How to track your carbon offset impact
Offsetting is only meaningful if you can prove it happened. Here's what to track — and what real transparency looks like.
What to track
- Tonnes retired. The actual CO₂e taken off the table on your behalf — the headline number.
- Projects funded. Which specific projects your money went to, and in what proportion.
- Retirement records. Registry serial numbers proving each credit was used once and only once.
- Over time. Cumulative impact as your subscription funds more each month.
The gold standard: retirement certificates
When a carbon credit is used, it's "retired" on a public registry so it can never be sold again. A retirement certificate is your proof — it names the project, the tonnes, and the registry serial numbers. If a provider can't show you retirements, be skeptical.

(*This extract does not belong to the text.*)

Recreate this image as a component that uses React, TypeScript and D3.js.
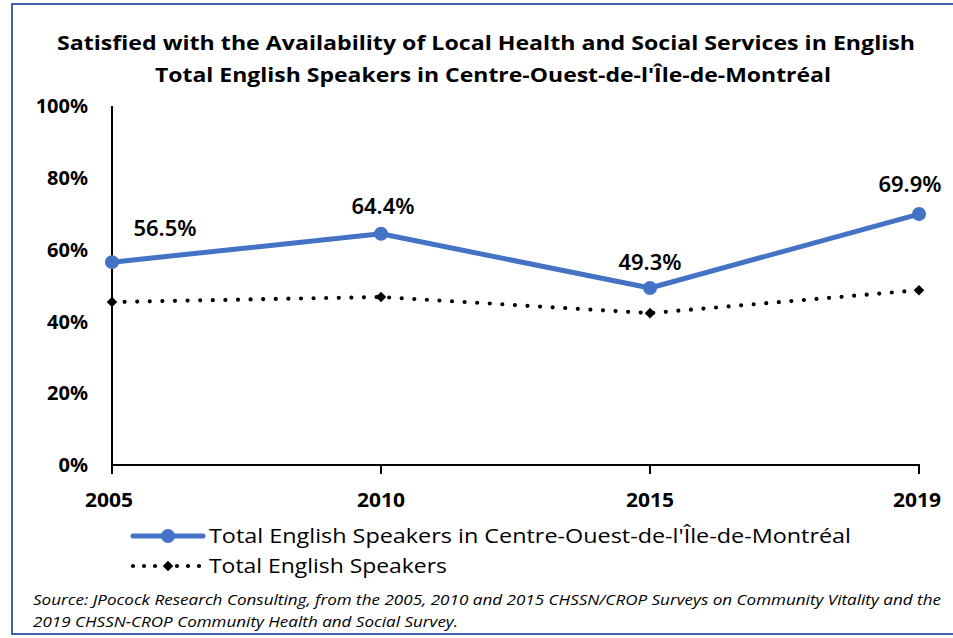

How Carbon Shredder shows your impact
Your dashboard pulls straight from our fulfilment partner: total tonnes shredded, the projects your funding supported, and downloadable retirement certificates for every purchase. No vague claims — just receipts.
FAQ
What is a carbon credit retirement?
Retiring a credit permanently marks it as used on a public registry so it can't be resold or double-counted. It's the proof your offset is real.
How do I know my offset actually happened?
Look for a retirement certificate with the project name, tonnes, and registry serial numbers — not just a thank-you email.
Can I share my impact?
Yes — your dashboard gives you shareable impact figures and certificates you can show anyone.